Making experiments accessible for all pupils is easy when you’re prepared
Students with SEND have the same right to access the curriculum as other students, but many teachers lack the confidence to make this happen. Meeting their needs can be as easy as making small tweaks and adjustments to the way you work or building in some simple strategies.
The first thing to consider when planning for students with SEND is to know them and to know their needs. Do they have an EHCP (education, health and care plan)? Is there a summary or an education plan? Perhaps they have a pen portrait which gives you useful information about their needs (and possibly triggers or things to avoid)? Have you checked with the SENDCO (special educational needs and disabilities coordinator)? Are these students supported regularly by a teaching assistant who understands their needs?
Practical work is a powerful tool for those with SEND as it helps exemplify concepts and helps students understand how science experiments work (the scientific method). In my experience, students often also remember the content covered in practical work better than many theory-based lessons. I can still remember my chemistry teacher in year 8 demonstrating the reduction of copper oxide, 35 years later. Practical work can also help students develop problem-solving and thinking skills, strengthen independence skills and prepare them to work as a functional member of a team.
Consider the purposes of practical work as evidenced by the Gatsby Good practical science report. It shouldn’t be used as a filler or ‘babysitting’ activity.
Key skills
Many students who have additional needs also have poor executive function skills. Simply put, executive function skills are needed to get things done. They include your working memory, your ability to think about something in different ways and your ability to focus. These are key skills for practical work – to ensure that learning happens and that the practical is safe. By focusing on executive function skills you can support students with a range of needs with one set of strategies.
Strategies that support executive function skills in a practical environment include:
- Stepped instructions (such as integrated instructions).
- Visual organisers/schedules.
- Timers or stopwatches (for time management).
- Checklists or to-do lists.
- Selective grouping of students.
- Highlighting key pieces of text.
- Clear and established routines.
Of course, these strategies will benefit other students as well.
Students with autism may have difficulties with communication, social interactions, sensory difficulties and managing change. Put these together and you’re describing a practical science lesson. Autistic students benefit from structure (routines, equipment in a set place, clear stepped instructions). Use words like now, next, finally so it is clear what will be happening. Warn of changes – especially where there might be strong smells or loud noises. I taught a student who always asked me: ‘will it bang?’ He didn’t mind experiments that made a noise (he loved popping hydrogen), but he wanted to be prepared. Allow thinking/processing time – don’t expect an immediate response or answer.
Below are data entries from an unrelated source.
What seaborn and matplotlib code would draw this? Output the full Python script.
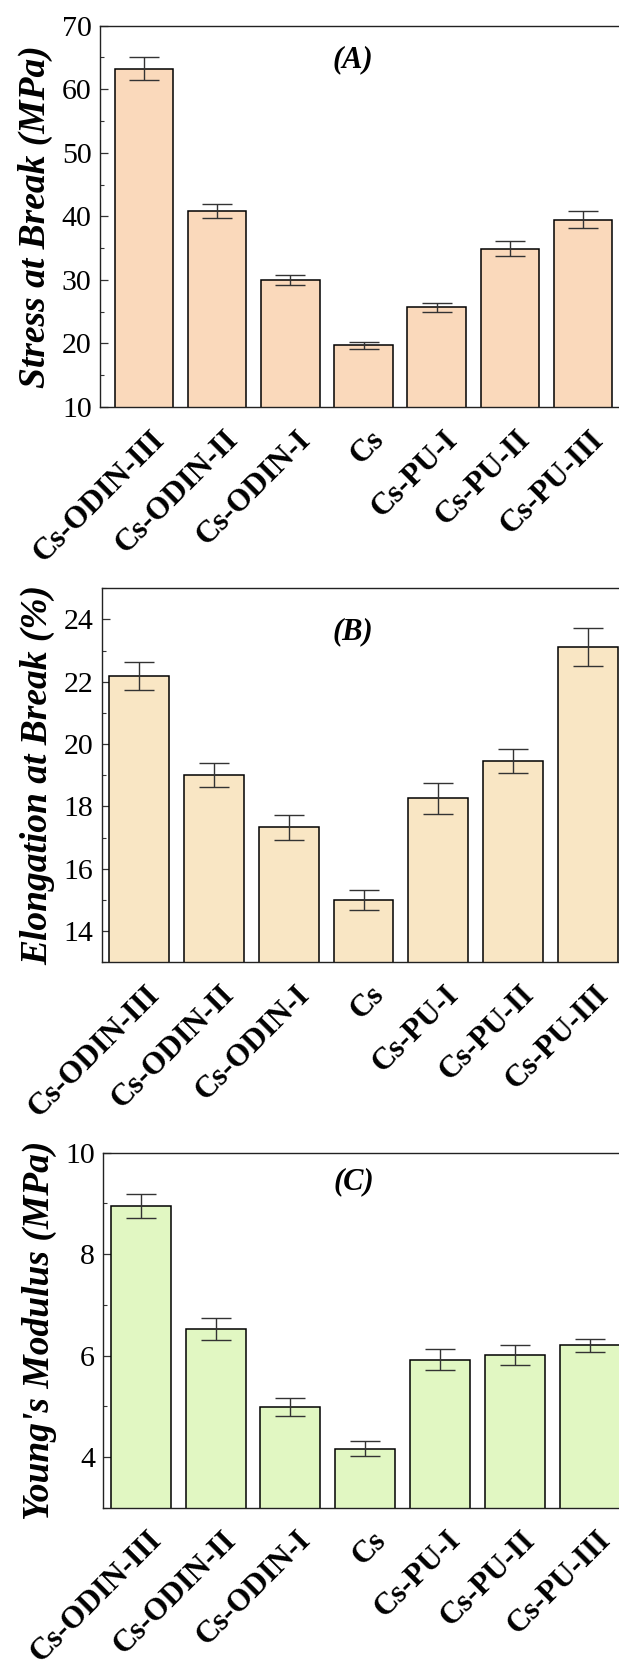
import matplotlib
matplotlib.use("Agg")
import matplotlib.pyplot as plt
import matplotlib.transforms as mtransforms
from matplotlib import font_manager
from matplotlib.ticker import MultipleLocator
import seaborn as sns
import pandas as pd

categories = ["Cs-ODIN-III", "Cs-ODIN-II", "Cs-ODIN-I", "Cs", "Cs-PU-I", "Cs-PU-II", "Cs-PU-III"]
stress = [63.2, 40.8, 30.0, 19.7, 25.7, 34.9, 39.5]
stress_err = [1.8, 1.1, 0.8, 0.6, 0.7, 1.2, 1.4]
elong = [22.2, 19.0, 17.34, 15.0, 18.26, 19.46, 23.12]
elong_err = [0.45, 0.38, 0.40, 0.32, 0.50, 0.39, 0.62]
modulus = [8.95, 6.53, 4.98, 4.16, 5.92, 6.01, 6.20]
modulus_err = [0.24, 0.22, 0.18, 0.15, 0.21, 0.19, 0.13]

sns.set_theme(style="ticks")
installed = {f.name for f in font_manager.fontManager.ttflist}
serif_pref = [n for n in ["Liberation Serif", "Times New Roman", "STIXGeneral"] if n in installed]
plt.rcParams["font.family"] = serif_pref + ["DejaVu Serif"]
plt.rcParams["text.color"] = "black"
plt.rcParams["axes.labelcolor"] = "black"
plt.rcParams["xtick.color"] = "black"
plt.rcParams["ytick.color"] = "black"

W, H = 619, 1675
fig = plt.figure(figsize=(W / 100, H / 100), dpi=100)

def rect(left, top, right, bottom):
    return [left / W, 1 - bottom / H, (right - left) / W, (bottom - top) / H]

panels = [
    dict(vals=stress, errs=stress_err, color="#FAD9BB", rect=rect(100, 25.7, 627, 407),
         xlim=(-0.6, 6.6), ylim=(10, 70), major=10, minor=5,
         ylabel="Stress at Break (MPa)", tag="(A)", tagpos=(0.48, 0.91)),
    dict(vals=elong, errs=elong_err, color="#F9E6C4", rect=rect(101.5, 588.3, 625.6, 962.3),
         xlim=(-0.5, 6.5), ylim=(13, 25), major=2, minor=1,
         ylabel="Elongation at Break (%)", tag="(B)", tagpos=(0.48, 0.884)),
    dict(vals=modulus, errs=modulus_err, color="#E1F7C2", rect=rect(103.4, 1152.7, 627, 1507.7),
         xlim=(-0.5, 6.5), ylim=(3, 10), major=2, minor=1,
         ylabel="Young's Modulus (MPa)", tag="(C)", tagpos=(0.479, 0.918)),
]

for p in panels:
    ax = fig.add_axes(p["rect"])
    df = pd.DataFrame({"cat": categories, "val": p["vals"]})
    sns.barplot(data=df, x="cat", y="val", ax=ax, color=p["color"], saturation=1,
                width=0.8, edgecolor="black", linewidth=1.1, errorbar=None)
    ax.errorbar(x=list(range(len(categories))), y=p["vals"], yerr=p["errs"], fmt="none",
                ecolor="#333333", elinewidth=1.0, capsize=10.5, capthick=1.0, zorder=5)
    ax.set_xlim(*p["xlim"])
    ax.set_ylim(*p["ylim"])
    ax.yaxis.set_major_locator(MultipleLocator(p["major"]))
    ax.yaxis.set_minor_locator(MultipleLocator(p["minor"]))
    ax.set_xlabel("")
    ax.set_ylabel(p["ylabel"], fontsize=27, fontweight="bold", fontstyle="italic", labelpad=6)
    ax.tick_params(axis="y", which="major", direction="in", length=6, width=0.9,
                   labelsize=21.5, pad=6, color="#333333", labelcolor="black")
    ax.tick_params(axis="y", which="minor", direction="in", length=3, width=0.8, color="#333333")
    ax.tick_params(axis="x", which="major", direction="in", length=6, width=0.9,
                   pad=13, color="#333333", labelcolor="black")
    ax.set_xticks(range(len(categories)))
    ax.set_xticklabels(categories, rotation=45, ha="right", va="top",
                       rotation_mode="anchor", fontsize=22.5, fontweight="bold")
    offset = mtransforms.ScaledTranslation(6 / 100, 0, fig.dpi_scale_trans)
    for lbl in ax.get_xticklabels():
        lbl.set_transform(lbl.get_transform() + offset)
    for s in ax.spines.values():
        s.set_linewidth(1.0)
        s.set_color("#222222")
    ax.text(p["tagpos"][0], p["tagpos"][1], p["tag"], transform=ax.transAxes,
            ha="center", va="center", fontsize=22, fontweight="bold", fontstyle="italic")

fig.savefig("out.png", dpi=100)
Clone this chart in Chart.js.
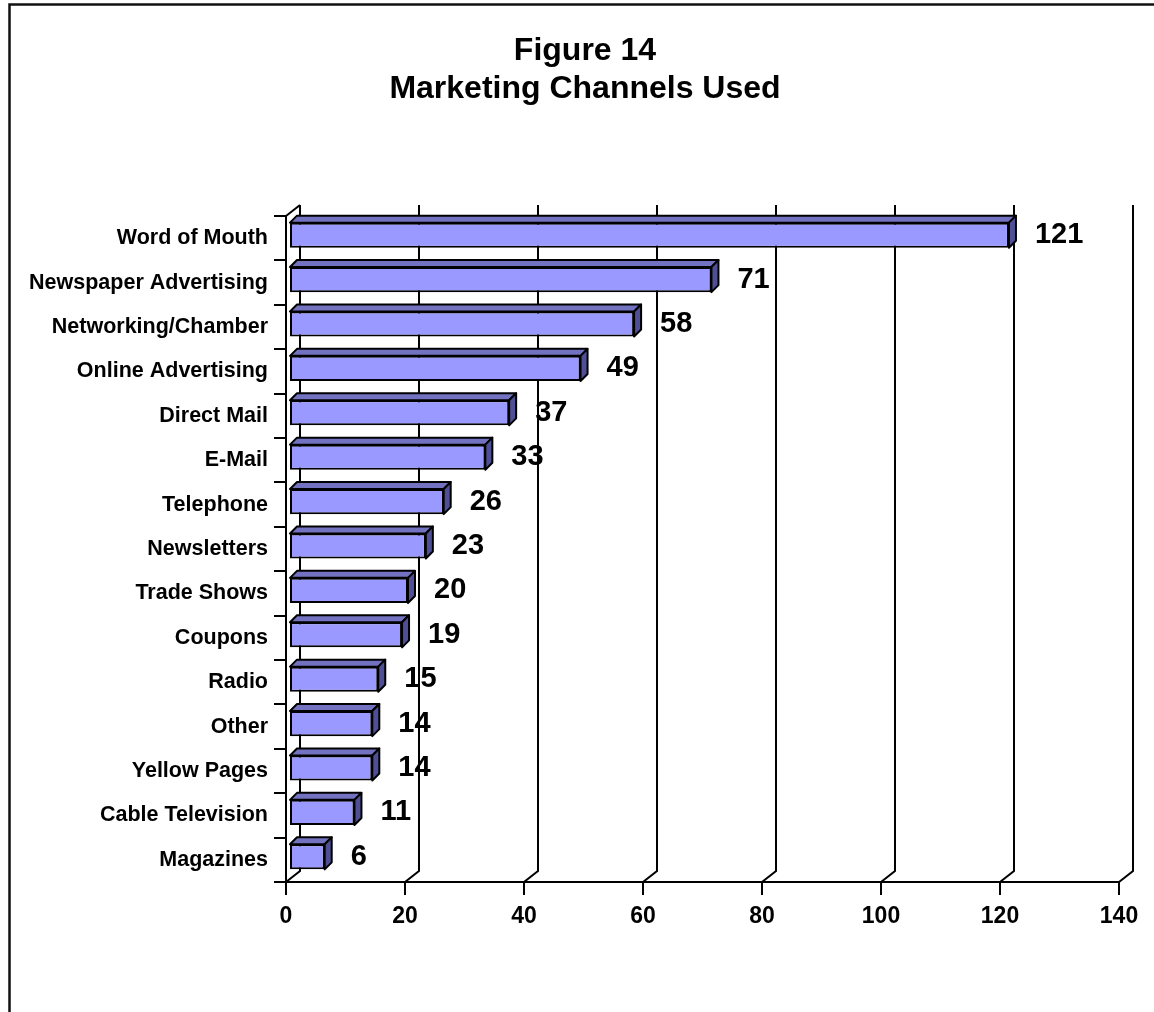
<!DOCTYPE html>
<html lang="en">
<head>
    <meta charset="UTF-8">
    <title>Figure 14 - Marketing Channels Used</title>
    <script src="https://cdn.jsdelivr.net/npm/chart.js"></script>
    <style>
        html, body { margin: 0; padding: 0; background: #fff; }
        #wrap { width: 1154px; height: 1012px; }
    </style>
</head>
<body>
    <div id="wrap"><canvas id="barChart"></canvas></div>

    <script>
        // data
        const channels = ['Word of Mouth', 'Newspaper Advertising', 'Networking/Chamber', 'Online Advertising',
            'Direct Mail', 'E-Mail', 'Telephone', 'Newsletters', 'Trade Shows', 'Coupons', 'Radio', 'Other',
            'Yellow Pages', 'Cable Television', 'Magazines'];
        const counts = [121, 71, 58, 49, 37, 33, 26, 23, 20, 19, 15, 14, 14, 11, 6];
        const xTicks = [0, 20, 40, 60, 80, 100, 120, 140];
        const titleLines = ['Figure 14', 'Marketing Channels Used'];

        // 3d look (pixels)
        const WALL_DX = 14, WALL_DY = 11;   // back wall offset
        const BAR_SHIFT = 3;                 // bars sit a bit behind the front plane
        const BAR_DEPTH = 7;                 // depth of each bar
        const FONT = '"Liberation Sans", Arial, sans-serif';

        Chart.defaults.color = '#000';
        Chart.defaults.font.family = FONT;

        const threeD = {
            id: 'threeD',
            beforeDraw(chart) {
                const c = chart.ctx;
                c.save();
                c.fillStyle = '#fff';
                c.fillRect(0, 0, chart.width, chart.height);
                // outer frame (only top + left are inside the picture)
                c.strokeStyle = '#111';
                c.lineWidth = 2.5;
                c.beginPath();
                c.moveTo(9.5, chart.height + 5);
                c.lineTo(9.5, 4.5);
                c.lineTo(chart.width + 5, 4.5);
                c.stroke();
                // title, centred on the frame rather than the plot
                c.fillStyle = '#000';
                c.font = 'bold 32px ' + FONT;
                c.textAlign = 'center';
                c.textBaseline = 'middle';
                titleLines.forEach((t, i) => c.fillText(t, 585, 51 + i * 38));
                c.restore();
            },
            beforeDatasetsDraw(chart) {
                const c = chart.ctx, a = chart.chartArea, xs = chart.scales.x;
                c.save();
                c.strokeStyle = '#000';
                c.lineWidth = 2;
                c.beginPath();
                xs.ticks.forEach(t => {
                    const px = xs.getPixelForValue(t.value);
                    c.moveTo(px, a.bottom);
                    c.lineTo(px + WALL_DX, a.bottom - WALL_DY);
                    c.lineTo(px + WALL_DX, a.top - WALL_DY);
                });
                c.moveTo(a.left, a.top);
                c.lineTo(a.left + WALL_DX, a.top - WALL_DY);
                c.stroke();
                c.restore();
                // shift the front faces back a little
                c.save();
                c.translate(BAR_SHIFT, -BAR_SHIFT);
            },
            afterDatasetsDraw(chart) {
                const c = chart.ctx;
                c.restore();
                const meta = chart.getDatasetMeta(0);
                const vals = chart.data.datasets[0].data;
                c.save();
                c.strokeStyle = '#000';
                c.lineWidth = 2;
                c.lineJoin = 'round';
                meta.data.forEach(el => {
                    const p = el.getProps(['x', 'y', 'base', 'height'], true);
                    const x0 = p.base + BAR_SHIFT, x1 = p.x + BAR_SHIFT;
                    const yt = p.y - p.height / 2 - BAR_SHIFT, yb = p.y + p.height / 2 - BAR_SHIFT;
                    const d = BAR_DEPTH;
                    // top
                    c.fillStyle = '#7272C0';
                    c.beginPath();
                    c.moveTo(x0, yt); c.lineTo(x1, yt); c.lineTo(x1 + d, yt - d); c.lineTo(x0 + d, yt - d);
                    c.closePath(); c.fill(); c.stroke();
                    // right side
                    c.fillStyle = '#4F4F96';
                    c.beginPath();
                    c.moveTo(x1, yt); c.lineTo(x1 + d, yt - d); c.lineTo(x1 + d, yb - d); c.lineTo(x1, yb);
                    c.closePath(); c.fill(); c.stroke();
                });
                // value labels
                c.fillStyle = '#000';
                c.font = 'bold 29px ' + FONT;
                c.textAlign = 'left';
                c.textBaseline = 'middle';
                meta.data.forEach((el, i) => {
                    const p = el.getProps(['x', 'y'], true);
                    c.fillText(String(vals[i]), p.x + 29, p.y - 3);
                });
                c.restore();
            }
        };

        const ctx = document.getElementById('barChart').getContext('2d');
        const chart = new Chart(ctx, {
            type: 'bar',
            data: {
                labels: channels,
                datasets: [{
                    data: counts,
                    backgroundColor: '#9999FF',
                    borderColor: '#000',
                    borderWidth: 2,
                    borderSkipped: false,
                    categoryPercentage: 1,
                    barPercentage: 0.565
                }]
            },
            options: {
                indexAxis: 'y',
                responsive: true,
                maintainAspectRatio: false,
                animation: false,
                layout: { padding: { left: 0, right: 35, top: 216, bottom: 0 } },
                plugins: {
                    legend: { display: false },
                    tooltip: { enabled: false },
                    title: { display: false }
                },
                scales: {
                    x: {
                        min: 0,
                        max: 140,
                        afterBuildTicks(scale) { scale.ticks = xTicks.map(v => ({ value: v })); },
                        afterFit(scale) { scale.height = 130; },
                        grid: { drawOnChartArea: false, drawTicks: true, tickLength: 13, color: '#000', lineWidth: 2 },
                        border: { display: true, color: '#000', width: 2 },
                        ticks: { padding: 8, color: '#000', font: { size: 23, weight: 'bold' }, maxRotation: 0 }
                    },
                    y: {
                        afterFit(scale) { scale.width = 286; },
                        grid: { offset: true, drawOnChartArea: false, drawTicks: true, tickLength: 12, color: '#000', lineWidth: 2 },
                        border: { display: true, color: '#000', width: 2 },
                        ticks: { autoSkip: false, padding: 6, color: '#000', font: { size: 21.5, weight: 'bold' } }
                    }
                }
            },
            plugins: [threeD]
        });
    </script>
</body>
</html>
Your expectations should be high but realistic
Students with social, emotional and mental health needs can be risk takers, and may have a low attention span. Chunk or step instructions to break tasks down. Be consistent and remember to use plenty of praise when things go well and make sure you have established those routines.
Roles can also help with practical work, to make sure that all students are pulling their weight. It also helps spread the workload evenly across students, avoiding gender stereotypes. I’ve had students reading thermometers, Bunsen monitors, scribes etc. Give students roles when setting up and clearing away (I’ve used jobs like glassware supervisor, floor checker, bench monitor, to help with clearing up). Be sure to always use student names when issuing commands.
Making science accessible
ICT has amazing potential to make science accessible. You can use software to create stepped instructions with apparatus diagrams (using commercial software like Science Diagrams from Focus software or the free Chemix website). A spreadsheet can be a powerful tool – you can collect a whole class set of results in minutes and use this to plot graphs. I’ve collected rates of reaction data in this way and students can quickly see the trends on the screen. Conditional formatting can be used to highlight increases or decreases in results tables to help students who might struggle to read large numbers or those with decimal places.
Try to link practicals to everyday life (we have the advantage as science teachers that our subject is about making sense of the world around us). Doing this will help with engagement but also application of principles and retention for later on.
As you become more confident you’ll see that similar strategies benefit a range of students. Consider the image right from an inclusive Salters’ Institute festival at the University of Strathclyde.
The instructions are broken down into clear steps (with photographs, although diagrams would be just as helpful). The technician has taken steps to reduce contamination and colour coded the equipment students would use. This worked remarkably well in practice.
Similarly, provide results tables for those who need them (I’m sure we can all think of a student who would spend three-quarters of a lesson producing a table lacking a single pair of parallel lines). Give options or keywords to help students capture results, and use the correct terminology. If you are expecting students to write up the experiment, consider using a structure strip to help them get the sequence right in their books.
My final piece of advice is that your expectations should be high but realistic for these students. Have a can-do attitude and reward success in all lessons.